Home insurance still in red: APRA data
Houseowners/householders insurance remains a troubled spot for the general insurance industry even after sharp rate rises in response to last year’s catastrophic floods and rising costs across claims and reinsurance.
The industry made an underwriting loss of $205 million from the line for the year to June 30, according to Australian Prudential Regulation Authority (APRA) data. In the year earlier period the industry lost $199 million.
In the December quarter alone the home insurance sector suffered an underwriting loss of $454 million and lost $126 million in the following March quarter before recovering with a $294 million profit in the June quarter.

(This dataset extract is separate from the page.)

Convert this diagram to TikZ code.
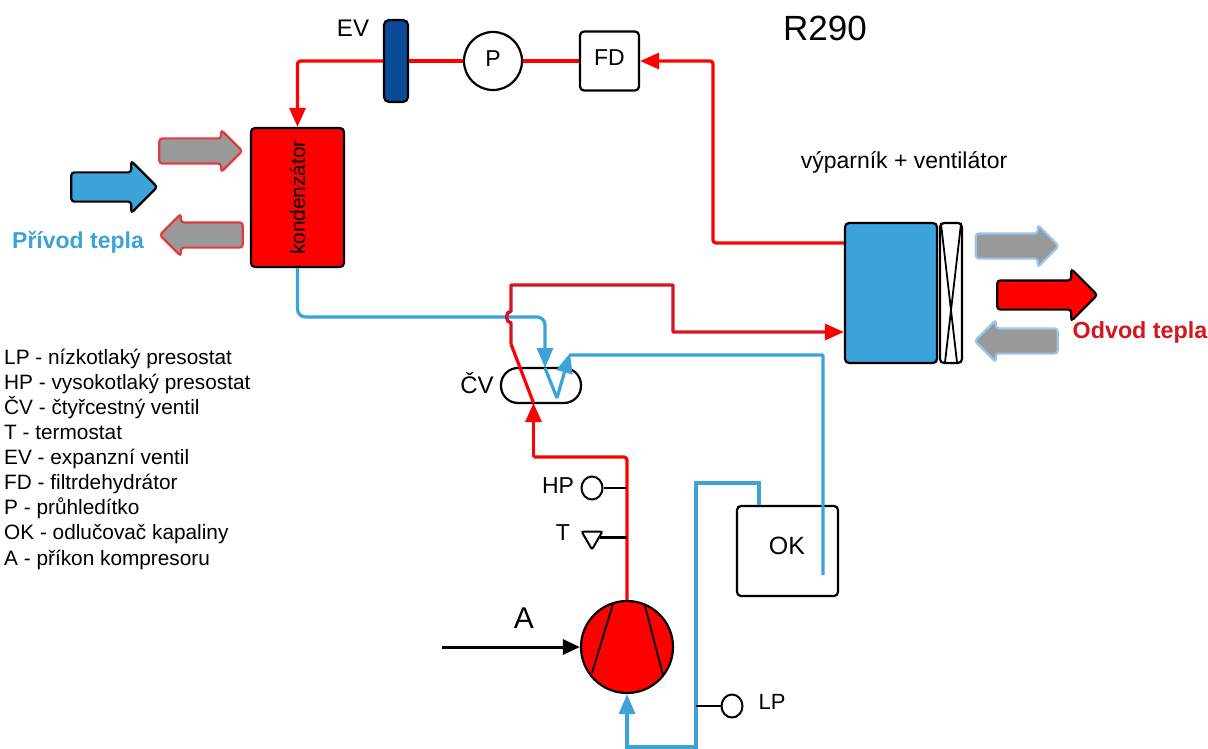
\documentclass[tikz,border=0pt]{standalone}
\usepackage{fontspec}
\setmainfont{Liberation Sans}
\usetikzlibrary{arrows.meta,shapes.arrows,shapes.geometric,calc}
\definecolor{hotred}{HTML}{FF0000}
\definecolor{darkred}{HTML}{D5141E}
\definecolor{coldblue}{HTML}{3CA2DA}
\definecolor{valveblue}{HTML}{0B4A96}
\definecolor{arrowgrey}{HTML}{999999}
\definecolor{paleblue}{HTML}{9CC6E8}
\definecolor{palered}{HTML}{E23B3F}
\tikzset{
  unit/.style={draw=black,line width=2.2pt,rounded corners=4pt,inner sep=0pt},
  sensor/.style={draw=black,line width=2pt,ellipse,inner sep=0pt,minimum width=21,minimum height=23},
  stub/.style={draw=black,line width=2.5pt},
  redtip/.style={-{Triangle[length=19pt,width=16pt,color=hotred]}},
  bluetip/.style={-{Triangle[length=20pt,width=16pt,color=coldblue]}},
  hotline/.style={draw=hotred,line width=3.2pt,rounded corners=3pt},
  darkline/.style={draw=darkred,line width=3.4pt,line join=round},
  coldline/.style={draw=coldblue,line width=3.2pt},
  blockarrow/.style={single arrow,inner xsep=0pt,single arrow head indent=0pt,rounded corners=3pt,line width=2.2pt},
  greyarrow/.style={blockarrow,fill=arrowgrey,minimum height=83,inner ysep=11.5pt,single arrow head extend=8.5pt},
  mainarrow/.style={blockarrow,draw=black,inner ysep=13.5pt,single arrow head extend=11.5pt},
  legend/.style={anchor=base west,inner sep=0pt,font=\fontsize{20.8}{22}\selectfont},
  label/.style={inner sep=0pt,font=\fontsize{23}{26}\selectfont},
}
\begin{document}
\begin{tikzpicture}[x=1pt,y=1pt]
        \useasboundingbox (0,0) rectangle (1208,-749);
        % machines
        \node [unit,fill=hotred,minimum width=93,minimum height=139] (kond) at (297.5,-197.5) {};
        \node [rotate=90,inner sep=0pt,font=\fontsize{20.8}{23}\selectfont] (kondtext) at (kond.center) {kondenzátor};
        \node [unit,fill=valveblue,minimum width=24,minimum height=82,rounded corners=5pt] (ev) at (396,-61) {};
        \node [draw=black,line width=2.2pt,circle,inner sep=0pt,minimum size=58] (pr) at (493,-61) {};
        \node [label] (prtext) at (493,-59) {P};
        \node [unit,minimum width=59,minimum height=59] (fd) at (609.5,-61) {};
        \node [label] (fdtext) at (609.5,-58) {FD};
        \node [unit,fill=coldblue,minimum width=92,minimum height=140] (evap) at (891,-293) {};
        \node [unit,minimum width=22,minimum height=140] (fan) at (951,-293) {};
        \draw [line width=1.8pt] ($(fan.north west)+(2,-1)$) -- ($(fan.south east)+(-6,1)$);
        \draw [line width=1.8pt] ($(fan.north east)+(-2,-1)$) -- ($(fan.south west)+(6,1)$);
        \node [unit,minimum width=80,minimum height=35,rounded corners=17pt] (cv) at (541,-385.5) {};
        \node [unit,minimum width=101,minimum height=90] (ok) at (787.5,-551) {};
        \node [label,font=\fontsize{25}{28}\selectfont] (oktext) at (787,-546) {OK};
        \node [draw=black,line width=2.2pt,circle,fill=hotred,inner sep=0pt,minimum size=92] (comp) at (627,-647) {};
        \draw [line width=1.9pt] (613,-604) -- (592,-673);
        \draw [line width=1.9pt] (645,-606) -- (663,-675);
        \node [sensor] (hp) at (592,-488) {};
        \node [draw=black,line width=2pt,regular polygon,regular polygon sides=3,shape border rotate=180,rounded corners=2pt,inner sep=0pt,minimum size=24] (tm) at (592,-537.5) {};
        \node [sensor] (lp) at (732,-706) {};
        % heat arrows
        \node [greyarrow,draw=palered] (kondin) at (194.5,-151) {};
        \node [greyarrow,draw=palered,shape border rotate=180] (kondout) at (207.5,-235) {};
        \node [mainarrow,fill=coldblue,minimum height=86] (heatin) at (107,-187) {};
        \node [greyarrow,draw=paleblue] (fanout) at (1011,-246) {};
        \node [mainarrow,fill=hotred,minimum height=100] (heatout) at (1040,-295) {};
        \node [greyarrow,draw=paleblue,shape border rotate=180] (fanin) at (1022.5,-341) {};
        % refrigerant, liquid side
        \coordinate (evout) at (713,-243);
        \coordinate (fdin) at (713,-61);
        \coordinate (kondin1) at (297.5,-61);
        \draw [hotline,redtip] (evap.west |- evout) -- (evout) -- (fdin) -- (fd.east);
        \draw [hotline] (fd.west) -- (pr.east);
        \draw [hotline] (pr.west) -- (ev.east);
        \draw [hotline,redtip] (ev.west) -- (kondin1) -- (kond.north);
        % refrigerant, compressor side
        \coordinate (hot1) at (627,-457);
        \coordinate (hot2) at (533.5,-457);
        \coordinate (hot3) at (533.5,-403);
        \coordinate (hot4) at (511,-344);
        \coordinate (hot5) at (511,-323);
        \coordinate (hot6) at (511,-311);
        \coordinate (hot7) at (511,-285);
        \coordinate (hot8) at (673,-285);
        \coordinate (hot9) at (673,-332);
        \coordinate (cold0) at (545,-368);
        \coordinate (coldturn) at (545,-317);
        \coordinate (cold1) at (557,-398);
        \coordinate (cold2) at (570,-353);
        \coordinate (cold3) at (823,-355);
        \coordinate (cold4) at (823,-575);
        \draw [coldline,rounded corners=8pt,bluetip] (kond.south) |- (coldturn) -- (cold0);
        \draw [hotline,line join=round] (comp.north) -- (hot1) -- (hot2);
        \draw [hotline,redtip,rounded corners=0pt] (hot2) -- (hot3);
        \draw [hotline,rounded corners=0pt] (hot3) -- (hot4);
        \draw [darkline,redtip] (hot4) -- (hot5)
              .. controls (505,-322) and (505,-312) .. (hot6) -- (hot7) -- (hot8) -- (hot9) -- (hot9 -| evap.west);
        % refrigerant, suction side
        \draw [coldline] (cold0) -- (cold1);
        \draw [coldline,bluetip] (cold1) -- (cold2);
        \draw [coldline,rounded corners=1pt] (cold2 |- cold3) -- (cold3) -- (cold4);
        \coordinate (okup1) at (759,-483);
        \coordinate (okup2) at (696,-483);
        \coordinate (okup3) at (696,-747);
        \coordinate (okup4) at (627,-747);
        \draw [coldline,line join=miter,bluetip]
              (okup1 |- ok.north) -- (okup1) -- (okup2) -- (okup3) -- (okup4) -- (comp.south);
        % sensors and power input
        \draw [stub] (hp.east) -- (hp.east -| comp.north);
        \draw [stub] (tm.east) -- (tm.east -| comp.north);
        \draw [stub] (lp.west) -- (lp.west -| okup2);
        \coordinate (power) at (442,-647);
        \draw [line width=3pt,-{Triangle[length=17pt,width=15pt]}] (power) -- (comp.west);
        % labels
        \node [inner sep=0pt,font=\fontsize{35}{38}\selectfont] (title) at (825,-28) {R290};
        \node [label,font=\fontsize{24}{26}\selectfont] (evtext) at (353,-28) {EV};
        \node [label] (vyptext) at (904,-162) {výparník + ventilátor};
        \node [inner sep=0pt,text=coldblue,font=\bfseries\fontsize{23}{26}\selectfont] (privod) at (78,-242) {Přívod tepla};
        \node [inner sep=0pt,text=darkred,font=\bfseries\fontsize{23.3}{26}\selectfont] (odvod) at (1140,-332) {Odvod tepla};
        \node [label,font=\fontsize{24}{26}\selectfont] (cvtext) at (477,-383) {ČV};
        \node [label] (hptext) at (558,-486) {HP};
        \node [label] (tmtext) at (563,-533) {T};
        \node [label,font=\fontsize{22}{24}\selectfont] (lptext) at (772,-702) {LP};
        \node [inner sep=0pt,font=\fontsize{30}{32}\selectfont] (atext) at (524,-618) {A};
        % legend
        \node [legend] (leg1) at (4,-364) {LP - nízkotlaký presostat};
        \node [legend] (leg2) at (4,-389) {HP - vysokotlaký presostat};
        \node [legend] (leg3) at (4,-414) {ČV - čtyřcestný ventil};
        \node [legend] (leg4) at (4,-439) {T - termostat};
        \node [legend] (leg5) at (4,-464) {EV - expanzní ventil};
        \node [legend] (leg6) at (4,-489) {FD - filtrdehydrátor};
        \node [legend] (leg7) at (4,-514) {P - průhledítko};
        \node [legend] (leg8) at (4,-539) {OK - odlučovač kapaliny};
        \node [legend] (leg9) at (4,-565) {A - příkon kompresoru};
\end{tikzpicture}
\end{document}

The latest APRA industry update shows houseowners/householders outwards reinsurance expense eased slightly to $4.08 billion from $4.162 billion but recoveries from reinsurance have shrunk sharply, to $2.3 billion from $5.2 billion.
Overall, the industry posted significantly higher net profit for the year to June 30 of $4.6 billion from $900 million a year earlier.
APRA says the increase in net profit after tax was driven by a “strong” recovery in investment returns, which came in at about $3 billion compared with a year-earlier deficit of $2.8 billion.
The investment turnaround came mostly from unrealised gains from interest-earning investments, the prudential regulator says.
However underwriting profit declined 6.3% to $5.7 billion from a year earlier as net incurred claims rose significantly by 16.1% to $30.3 billion.
APRA says the jump in net incurred claims was largely due to a reduction in reinsurance revenue across almost all lines of business.
Despite the weaker underwriting performance APRA says the results “remained relatively strong, driven by insurers raising premiums in response to recent higher claims costs”.